Como la mayoría de los europeos criados en la órbita socialdemócrata hegemónica en nuestro entorno durante al menos los últimos cuarenta años, crecí imbuido de un repudio casi instintivo hacia la guerra. Gritar «No a la guerra» era alinearse, sin mayores exigencias, en el lado de los irreprochables. Te deparaba, además, un confort añadido: te eximía del deber de buscar argumentos. Había como una coacción subterránea, implícita, frente a la tentación de opinar diferente. Con independencia de la complejidad de los hechos, décadas de repetir las mismas consignas habían fomentado el gusto por la pereza mental, la somnolienta preferencia por un pensamiento miméticamente plano.

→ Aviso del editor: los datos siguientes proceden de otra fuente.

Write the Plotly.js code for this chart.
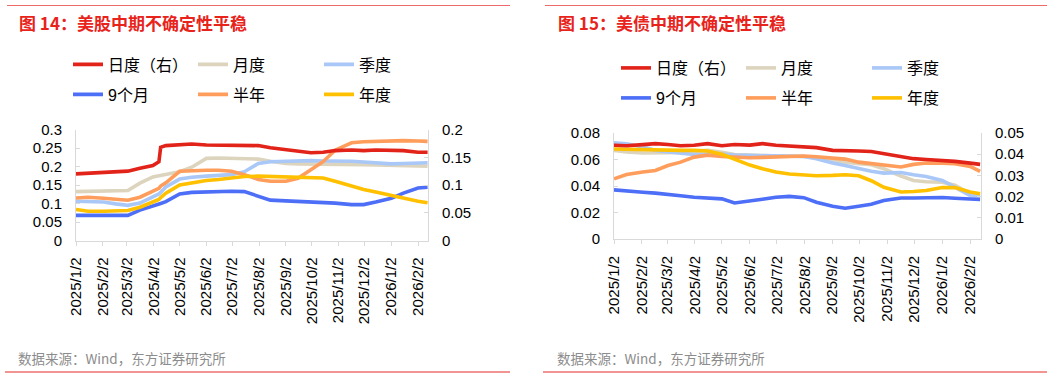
<!DOCTYPE html>
<html>
<head>
<meta charset="utf-8">
<script src="https://cdn.plot.ly/plotly-3.0.1.min.js"></script>
<style>
html,body{margin:0;padding:0;background:#ffffff;}
#chart{width:1061px;height:379px;}
</style>
</head>
<body>
<div id="chart"></div>
<script>
// ---------------- data ----------------
const seriesNames = ['日度（右）', '月度', '季度', '9个月', '半年', '年度'];

// 图14 美股
const stockDates = ['2025-01-02','2025-01-16','2025-02-03','2025-02-17','2025-03-03','2025-03-17','2025-04-01','2025-04-08','2025-04-10','2025-04-16','2025-05-02','2025-05-16','2025-06-02','2025-06-16','2025-07-01','2025-07-16','2025-08-01','2025-08-15','2025-09-02','2025-09-16','2025-10-01','2025-10-15','2025-10-29','2025-11-17','2025-12-01','2025-12-15','2026-01-02','2026-01-16','2026-02-02','2026-02-13'];
const stockDaily     = [0.120,0.121,0.122,0.123,0.125,0.130,0.135,0.142,0.168,0.171,0.172,0.174,0.172,0.172,0.172,0.172,0.171,0.167,0.164,0.162,0.158,0.159,0.162,0.163,0.162,0.163,0.162,0.162,0.159,0.159];
const stockMonthly   = [0.132,0.133,0.134,0.134,0.135,0.155,0.172,0.175,0.176,0.179,0.186,0.198,0.222,0.223,0.222,0.221,0.220,0.214,0.208,0.207,0.207,0.206,0.206,0.205,0.205,0.204,0.203,0.202,0.200,0.201];
const stockQuarterly = [0.106,0.105,0.104,0.099,0.095,0.101,0.117,0.126,0.130,0.145,0.166,0.171,0.174,0.176,0.178,0.186,0.208,0.213,0.215,0.216,0.216,0.215,0.215,0.214,0.212,0.210,0.207,0.208,0.209,0.210];
const stockNineMonth = [0.068,0.068,0.068,0.068,0.068,0.082,0.092,0.097,0.100,0.105,0.126,0.130,0.132,0.133,0.133,0.132,0.120,0.109,0.107,0.106,0.104,0.103,0.101,0.097,0.097,0.104,0.114,0.128,0.142,0.144];
const stockHalfYear  = [0.115,0.117,0.114,0.112,0.109,0.117,0.132,0.141,0.147,0.156,0.187,0.189,0.190,0.190,0.187,0.178,0.165,0.160,0.160,0.168,0.190,0.213,0.244,0.264,0.267,0.268,0.270,0.270,0.269,0.268];
const stockAnnual    = [0.084,0.079,0.079,0.079,0.081,0.090,0.105,0.111,0.116,0.128,0.150,0.156,0.162,0.165,0.169,0.173,0.174,0.173,0.172,0.172,0.171,0.169,0.160,0.146,0.138,0.131,0.121,0.113,0.106,0.102];

// 图15 美债
const bondDates = ['2025-01-02','2025-01-16','2025-02-03','2025-02-17','2025-03-03','2025-03-17','2025-04-01','2025-04-16','2025-05-02','2025-05-16','2025-06-02','2025-06-16','2025-07-01','2025-07-16','2025-08-01','2025-08-15','2025-09-02','2025-09-16','2025-10-01','2025-10-15','2025-10-29','2025-11-17','2025-12-01','2025-12-15','2026-01-02','2026-01-16','2026-02-02','2026-02-13'];
const bondDaily     = [0.0442,0.0440,0.0445,0.0450,0.0446,0.0440,0.0442,0.0450,0.0440,0.0446,0.0443,0.0450,0.0442,0.0437,0.0434,0.0431,0.0418,0.0415,0.0415,0.0413,0.0402,0.0390,0.0379,0.0375,0.0371,0.0366,0.0358,0.0352];
const bondMonthly   = [0.0669,0.0656,0.0649,0.0649,0.0651,0.0656,0.0664,0.0669,0.0654,0.0638,0.0633,0.0631,0.0628,0.0628,0.0623,0.0613,0.0593,0.0580,0.0568,0.0560,0.0530,0.0475,0.0442,0.0432,0.0429,0.0406,0.0341,0.0328];
const bondQuarterly = [0.0727,0.0719,0.0694,0.0669,0.0656,0.0644,0.0638,0.0641,0.0641,0.0633,0.0631,0.0631,0.0631,0.0628,0.0623,0.0606,0.0573,0.0555,0.0530,0.0512,0.0497,0.0502,0.0485,0.0472,0.0442,0.0391,0.0328,0.0315];
const bondNineMonth = [0.0371,0.0361,0.0353,0.0346,0.0333,0.0326,0.0315,0.0310,0.0303,0.0272,0.0285,0.0300,0.0315,0.0322,0.0312,0.0278,0.0247,0.0232,0.0247,0.0262,0.0290,0.0310,0.0310,0.0313,0.0313,0.0308,0.0303,0.0298];
const bondHalfYear  = [0.0454,0.0487,0.0505,0.0517,0.0555,0.0580,0.0618,0.0633,0.0623,0.0618,0.0613,0.0616,0.0621,0.0623,0.0626,0.0621,0.0613,0.0603,0.0580,0.0568,0.0553,0.0543,0.0563,0.0573,0.0573,0.0568,0.0548,0.0510];
const bondAnnual    = [0.0679,0.0676,0.0676,0.0674,0.0671,0.0669,0.0669,0.0664,0.0640,0.0600,0.0558,0.0530,0.0505,0.0490,0.0485,0.0477,0.0480,0.0485,0.0477,0.0440,0.0390,0.0355,0.0358,0.0366,0.0389,0.0388,0.0355,0.0341];

const titleLeft  = '图 14：美股中期不确定性平稳';
const titleRight = '图 15：美债中期不确定性平稳';
const sourceText = '数据来源：Wind，东方证券研究所';

// ---------------- styles ----------------
const W = 1061, H = 379;
const colors = ['#E2231A', '#DDD4BE', '#A9C8F7', '#4D6EF6', '#FF9D5C', '#FFC000'];
const lineW = 3.6;
const px = v => v / W;
const py = v => 1 - v / H;
const tickFont = {family: '"Liberation Sans", Arial, sans-serif', size: 15, color: '#000000'};
const legendFont = {family: '"Liberation Sans", "Noto Sans CJK SC", sans-serif', size: 16, color: '#000000'};
const axisGray = '#d9d9d9';

// legend item anchors (text-start px minus 40, row centre px)
const legendSpots = [
  [68, 64.5], [193, 64.5], [319, 64.5], [68, 94.5], [193, 94.5], [319, 94.5],
  [616, 68], [741, 68], [867, 68], [616, 98], [741, 98], [867, 98]
];

const stockSeries = [stockDaily, stockMonthly, stockQuarterly, stockNineMonth, stockHalfYear, stockAnnual];
const bondSeries  = [bondDaily, bondMonthly, bondQuarterly, bondNineMonth, bondHalfYear, bondAnnual];

const traces = [];
const legendName = i => (i === 0 ? 'legend' : 'legend' + (i + 1));
stockSeries.forEach((ys, i) => {
  traces.push({
    type: 'scatter', mode: 'lines', name: seriesNames[i],
    x: stockDates, y: ys, xaxis: 'x', yaxis: i === 0 ? 'y2' : 'y',
    line: {color: colors[i], width: lineW},
    legend: legendName(i), showlegend: true, hoverinfo: 'skip'
  });
});
bondSeries.forEach((ys, i) => {
  traces.push({
    type: 'scatter', mode: 'lines', name: seriesNames[i],
    x: bondDates, y: ys, xaxis: 'x2', yaxis: i === 0 ? 'y4' : 'y3',
    line: {color: colors[i], width: lineW},
    legend: legendName(i + 6), showlegend: true, hoverinfo: 'skip'
  });
});

// put daily (right axis) traces last so they draw on top
const ordered = traces.filter(t => t.yaxis === 'y' || t.yaxis === 'y3').concat(traces.filter(t => t.yaxis === 'y2' || t.yaxis === 'y4'));

const xBase = {
  type: 'date', tickformat: '%Y/%-m/%-d', tickangle: -90, tick0: '2025-01-02', dtick: 'M1',
  showgrid: false, zeroline: false, showline: true, linecolor: axisGray, linewidth: 1,
  ticks: 'outside', ticklen: 4, tickcolor: axisGray, tickfont: tickFont, ticklabelstandoff: 6,
  fixedrange: true
};
const yBase = {
  showgrid: false, zeroline: false, showline: true, linecolor: axisGray, linewidth: 1,
  ticks: 'inside', ticklen: 4, tickcolor: axisGray, tickfont: tickFont, ticklabelstandoff: 10,
  fixedrange: true
};

const layout = {
  width: W, height: H,
  margin: {l: 0, r: 0, t: 0, b: 0, pad: 0},
  paper_bgcolor: '#ffffff', plot_bgcolor: 'rgba(0,0,0,0)',
  showlegend: true,
  xaxis: Object.assign({}, xBase, {domain: [px(76), px(428)], range: ['2025-01-02', '2026-02-13 12:00'], anchor: 'y'}),
  yaxis: Object.assign({}, yBase, {domain: [py(240.5), py(129.5)], range: [0, 0.3], dtick: 0.05, anchor: 'x', side: 'left'}),
  yaxis2: Object.assign({}, yBase, {domain: [py(240.5), py(129.5)], range: [0, 0.2], dtick: 0.05, anchor: 'x', overlaying: 'y', side: 'right'}),
  xaxis2: Object.assign({}, xBase, {domain: [px(614), px(981)], range: ['2025-01-02', '2026-02-14'], anchor: 'y3'}),
  yaxis3: Object.assign({}, yBase, {domain: [py(239), py(133)], range: [0, 0.08], dtick: 0.02, anchor: 'x2', side: 'left'}),
  yaxis4: Object.assign({}, yBase, {domain: [py(239), py(133)], range: [0, 0.05], dtick: 0.01, anchor: 'x2', overlaying: 'y3', side: 'right'}),
  annotations: [
    {xref: 'paper', yref: 'paper', x: px(17), y: py(22), xanchor: 'left', yanchor: 'middle', showarrow: false,
     text: '<b>' + titleLeft + '</b>', font: {family: '"Noto Sans CJK SC", "Liberation Sans", sans-serif', size: 17, color: '#E8231B'}},
    {xref: 'paper', yref: 'paper', x: px(556), y: py(22), xanchor: 'left', yanchor: 'middle', showarrow: false,
     text: '<b>' + titleRight + '</b>', font: {family: '"Noto Sans CJK SC", "Liberation Sans", sans-serif', size: 17, color: '#E8231B'}},
    {xref: 'paper', yref: 'paper', x: px(16), y: py(358), xanchor: 'left', yanchor: 'middle', showarrow: false,
     text: sourceText, font: {family: '"Noto Sans CJK SC", "Liberation Sans", sans-serif', size: 13.5, color: '#8c8c8c'}},
    {xref: 'paper', yref: 'paper', x: px(555), y: py(358), xanchor: 'left', yanchor: 'middle', showarrow: false,
     text: sourceText, font: {family: '"Noto Sans CJK SC", "Liberation Sans", sans-serif', size: 13.5, color: '#8c8c8c'}}
  ],
  shapes: [
    {type: 'line', xref: 'paper', yref: 'paper', x0: px(7), x1: px(510), y0: py(5.5), y1: py(5.5), line: {color: '#ee6a6a', width: 1}},
    {type: 'line', xref: 'paper', yref: 'paper', x0: px(545), x1: px(1047), y0: py(5.5), y1: py(5.5), line: {color: '#ee6a6a', width: 1}},
    {type: 'line', xref: 'paper', yref: 'paper', x0: px(5), x1: px(510), y0: py(372), y1: py(372), line: {color: '#e52b24', width: 1}},
    {type: 'line', xref: 'paper', yref: 'paper', x0: px(543), x1: px(1047), y0: py(372), y1: py(372), line: {color: '#e52b24', width: 1}}
  ]
};

legendSpots.forEach((p, i) => {
  layout[legendName(i)] = {
    x: px(p[0]), y: py(p[1]), xanchor: 'left', yanchor: 'middle',
    orientation: 'v', bgcolor: 'rgba(0,0,0,0)', borderwidth: 0,
    font: legendFont, itemclick: false, itemdoubleclick: false
  };
});

Plotly.newPlot('chart', ordered, layout, {displayModeBar: false, staticPlot: true, responsive: false});
</script>
</body>
</html>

El rechazo de la guerra era, pues, algo consustancial a la mentalidad del europeo medio. Cabe recordar que, en el transcurso del siglo XX, Europa había sido devastada por dos contiendas de una intensidad destructiva desconocida en la historia. Se consideró necesario, por parte de las élites que acometieron su reconstrucción, el olvido de los valores fuertes. Patria, religión, incluso familia se juzgaron nociones revestidas de una excesiva contundencia. Además, la creciente prosperidad ayudaba a la consolidación de un régimen de vida cada vez más relajado. Era el momento del disfrute hedonista, de las revueltas florales, del descrédito de la autoridad. Una épica autogratificante, en suma; una epopeya de andar por casa.
Esta pedagogía biempensante —encubridora a su vez de una forma subrepticia de chantaje que expulsaba a los realistas políticos del ámbito de la civilidad— no tardó en dar sus frutos. El pacifismo se convirtió en uno de las bazas propagandísticas del sistema. La paz, casi siempre en abstracto, rara vez contemplada bajo el prisma de una situación real, era una de las más preciadas señas de identidad del europeo arquetípico. Lo que no era obstáculo para que, de tanto en tanto, se diera pie a alguna de esas situaciones esquizoides tan frecuentes en toda sociedad propensa a abrazar una moral de conveniencia: mientras los ejércitos aliados bombardeaban Belgrado, Bagdad o Trípoli, los iconos de nuestra cultura pop nos bombardeaban a nosotros con sus incansables arengas cordiales, sus manifiestos perfumados de ira fraterna, sus publicitarias proclamas antimperialistas desde el corazón de una privilegiada geografía cuya defensa sigue siendo sufragada por el dólar.
No había en ello ninguna novedad. Clausewitz, a comienzos del XIX, ya lo había avisado: «Las almas filantrópicas podrían imaginar, claro está, que quizás hubiera una manera ingeniosa de desarmar y deshacer al adversario sin derramar demasiada sangre y que ése sería el verdadero arte de la guerra. Por deseable que tal cosa parezca, es un error que hay que poner de manifiesto. En un asunto tan peligroso como la guerra, los peores errores son precisamente los que causa la bondad».
Educándolas en las dulzuras del pensamiento Alicia y en la promesa de un porvenir de bienestar eterno, los políticos europeos extirparon de las generaciones más jóvenes el aprecio por su legado cultural y el interés por sacrificarse en su defensa. A la vez, y con el propósito de llenar el vacío que ellos mismos habían creado, impusieron una doctrina sustentada en conceptos vaporosos: deslumbramiento acrítico por lo diverso, apertura de fronteras y una adoración simplista de la paz. Y ahora, cuando la realidad golpea bajo la forma de divisiones acorazadas rusas en territorio ucraniano, esa misma clase dirigente —entre la que hay incluso quien, como nuestro inefable presidente de Gobierno, defendió en su día la supresión del Ministerio de Defensa— pretende que la ciudadanía responda a la causa de la movilización con una adhesión palpitante. Pero, ¿en nombre de qué?
La retórica belicista tendrá ganadores inmediatos: todos aquellos que van a sacar tajada de la operación de rearme que, sin previa consulta a la ciudadanía, nos llega con su kit de supervivencia incorporado. Y tendrá perdedores: los ciudadanos que sufragarán dicho rearme a través de un nuevo expolio impositivo. No se prevén, salvo alguna que otra coreografía testimonial, protestas masivas ni indignados manifiestos de repulsa por parte de los habituales centinelas del progresismo ilustrado. Porque mientras la Unión Europea sigue comprándole a Putin el gas y el petróleo con el que financia su invasión, los guardianes de nuestra conciencia —en realidad, los ángeles custodios de los intereses de la oligarquía que hasta ayer mismo hacía negocios con los plutócratas del Kremlim— han comprendido que, en la tesitura actual, el silencio es la opción más conveniente.